### Given exercise
The listing below begins with the first line you should copy; stop after the line containing "import plotly.graph_objects as go", and drop every picture.
══════
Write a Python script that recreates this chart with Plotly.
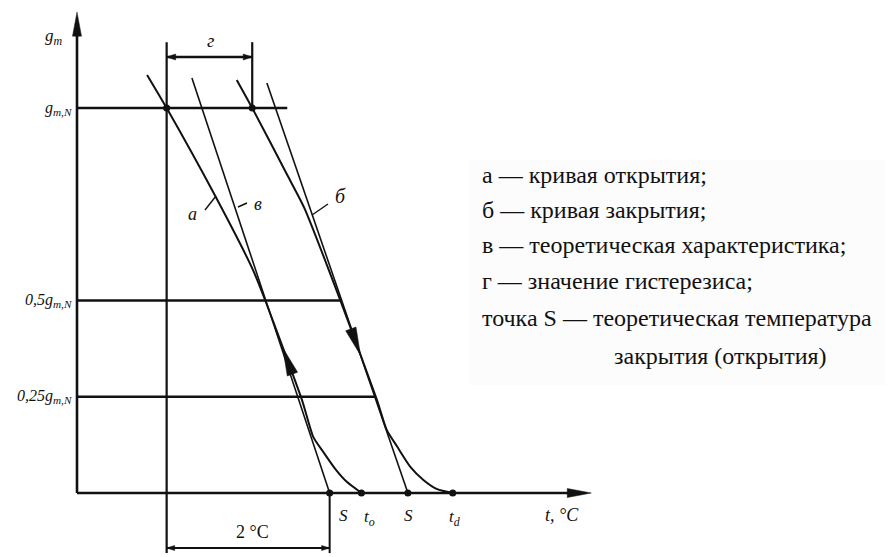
import numpy as np
import plotly.graph_objects as go

# ---------------- data (temperature in °C from the g-axis, g as fraction of g_m,N) ----------------
open_t = [0.86, 1.10, 1.69, 2.16, 2.31, 2.76, 2.90, 3.02, 3.17, 3.31, 3.49]
open_g = [1.086, 1.0, 0.774, 0.579, 0.50, 0.242, 0.145, 0.107, 0.062, 0.029, 0.0]

close_t = [1.96, 2.15, 2.58, 2.79, 3.23, 3.68, 3.80, 3.93, 4.09, 4.25, 4.42, 4.61]
close_g = [1.073, 1.0, 0.826, 0.740, 0.501, 0.242, 0.164, 0.120, 0.068, 0.034, 0.010, 0.0]

theory_open_t = [1.41, 3.10]
theory_open_g = [1.078, 0.0]
theory_close_t = [2.33, 4.06]
theory_close_g = [1.065, 0.0]

S_open, t_open, S_close, t_close = 3.10, 3.49, 4.06, 4.61
level_g = [1.0, 0.5, 0.25]
level_labels = ["g<sub>m,N</sub>", "0,5g<sub>m,N</sub>", "0,25g<sub>m,N</sub>"]
level_end_first = 2.58
axis_t_max, axis_g_max = 6.31, 1.249
dim_top_g, dim_bottom_g = 1.171, -0.156
arrow_open_g = (0.306, 0.377)    # base, tip (pointing up)
arrow_close_g = (0.429, 0.358)   # base, tip (pointing down)

legend_lines = [
    "а — кривая открытия;",
    "б — кривая закрытия;",
    "в — теоретическая характеристика;",
    "г — значение гистерезиса;",
    "точка S — теоретическая температура",
    "закрытия (открытия)",
]

# ---------------- layout scale ----------------
PAGE_OFF = 8              # default page margin of the browser
W, H = 894 - PAGE_OFF, 557 - PAGE_OFF
OX, OY = 77, 493          # pixel origin of the axes in the window
KX, KY = 81.5, 385        # pixels per °C, pixels per g_m,N
x_range = [-(OX - PAGE_OFF) / KX, (W - (OX - PAGE_OFF)) / KX]
y_range = [((OY - PAGE_OFF) - H) / KY, (OY - PAGE_OFF) / KY]


def to_data(px, py):
    return (px - OX) / KX, (OY - py) / KY


def on_curve(ts, gs, g):
    return float(np.interp(g, gs[::-1], ts[::-1]))


def tri(tip_t, tip_g, dx, dy, L, Wd):
    n = np.hypot(dx, dy)
    ux, uy = dx / n, dy / n
    px, py = tip_t * KX, tip_g * KY
    bx, by = px - ux * L, py - uy * L
    pts = [(px, py), (bx - uy * Wd, by + ux * Wd), (bx + uy * Wd, by - ux * Wd), (px, py)]
    return [p[0] / KX for p in pts], [p[1] / KY for p in pts]


fig = go.Figure()
BLACK = "#111111"


def line(ts, gs, w=2.0, shape="linear"):
    fig.add_trace(go.Scatter(x=ts, y=gs, mode="lines", line=dict(color=BLACK, width=w, shape=shape, smoothing=0.6),
                             hoverinfo="skip", showlegend=False))


def head(ts, gs):
    fig.add_trace(go.Scatter(x=ts, y=gs, mode="lines", fill="toself", fillcolor=BLACK,
                             line=dict(color=BLACK, width=0.5), hoverinfo="skip", showlegend=False))


# legend box background
fig.add_shape(type="rect", x0=to_data(470, 0)[0], x1=x_range[1], y0=to_data(0, 385)[1], y1=to_data(0, 160)[1],
              line=dict(width=0), fillcolor="#fcfcfc", layer="below")

# axes
line([0, 0], [0, axis_g_max - 0.03], 2.6)
line([0, axis_t_max - 0.15], [0, 0], 2.6)
head(*tri(0, axis_g_max, 0, 1, 24, 4.5))
head(*tri(axis_t_max, 0, 1, 0, 24, 4.5))

# level lines
ends = [level_end_first] + [on_curve(close_t, close_g, g) for g in level_g[1:]]
for g, e in zip(level_g, ends):
    line([0, e], [g, g], 2.6)

# dimension lines
t_aN = on_curve(open_t, open_g, 1.0)
t_bN = on_curve(close_t, close_g, 1.0)
line([t_aN, t_aN], [dim_top_g, dim_bottom_g], 2.2)
line([t_bN, t_bN], [dim_top_g, 1.0], 2.2)
line([S_open, S_open], [0, dim_bottom_g], 2.0)
g_hyst = to_data(0, 57)[1]
g_two = to_data(0, 548)[1]
line([t_aN, t_bN], [g_hyst, g_hyst], 2.6)
head(*tri(t_aN, g_hyst, -1, 0, 9, 3))
head(*tri(t_bN, g_hyst, 1, 0, 9, 3))
line([t_aN, S_open], [g_two, g_two], 2.0)
head(*tri(t_aN, g_two, -1, 0, 8, 2.5))
head(*tri(S_open, g_two, 1, 0, 8, 2.5))

# theoretical lines and curves
line(theory_open_t, theory_open_g, 1.6)
line(theory_close_t, theory_close_g, 1.6)
line(open_t, open_g, 2.0, "spline")
line(close_t, close_g, 2.0, "spline")

# direction arrows on curves
for ts, gs, (gb, gt) in [(open_t, open_g, arrow_open_g), (close_t, close_g, arrow_close_g)]:
    tb, tt = on_curve(ts, gs, gb), on_curve(ts, gs, gt)
    head(*tri(tt, gt, (tt - tb) * KX, (gt - gb) * KY, 28, 5.5))

# points
fig.add_trace(go.Scatter(x=[t_aN, t_bN, S_open, t_open, S_close, t_close], y=[1, 1, 0, 0, 0, 0],
                         mode="markers", marker=dict(color=BLACK, size=7), hoverinfo="skip", showlegend=False))

# label leaders
for (a, b) in [((205, 210), (216, 196)), ((238, 207), (247, 203)), ((312, 215), (328, 204))]:
    p, q = to_data(*a), to_data(*b)
    line([p[0], q[0]], [p[1], q[1]], 1.4)

ann = []
SERIF = "Liberation Serif"


def text(px, py, s, size=15, anchor="center", italic=True, family=SERIF):
    x, y = to_data(px, py)
    ann.append(dict(x=x, y=y, text=(f"<i>{s}</i>" if italic else s), showarrow=False, xanchor=anchor,
                    yanchor="middle", font=dict(family=family, size=size, color=BLACK)))


text(54, 37, "g<sub>m</sub>", 17)
for g, lab in zip(level_g, level_labels):
    text(74, OY - g * KY, lab, 16, "right")
text(210, 40, "г", 19)
text(192, 214, "а", 18)
text(258, 204, "в", 18)
text(340, 196, "б", 20)
text(343, 515, "S", 17)
text(369, 518, "t<sub>o</sub>", 17)
text(408, 515, "S", 17)
text(454, 518, "t<sub>d</sub>", 17)
text(562, 515, "t, °C", 18)
text(252, 532, "2 °C", 18, italic=False)

legend_y = [175, 210, 245, 281, 318, 356]
for i, (s, yy) in enumerate(zip(legend_lines, legend_y)):
    text(612 if i == 5 else 480, yy, s, 24, "left", italic=False)

fig.update_layout(
    width=W, height=H, margin=dict(l=0, r=0, t=0, b=0), autosize=False,
    paper_bgcolor="white", plot_bgcolor="white", annotations=ann, showlegend=False,
    xaxis=dict(range=x_range, visible=False, fixedrange=True),
    yaxis=dict(range=y_range, visible=False, fixedrange=True),
)
fig.write_html("out.html")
══════
### Exercise answer
Write a Python script that recreates this chart with Plotly.
import numpy as np
import plotly.graph_objects as go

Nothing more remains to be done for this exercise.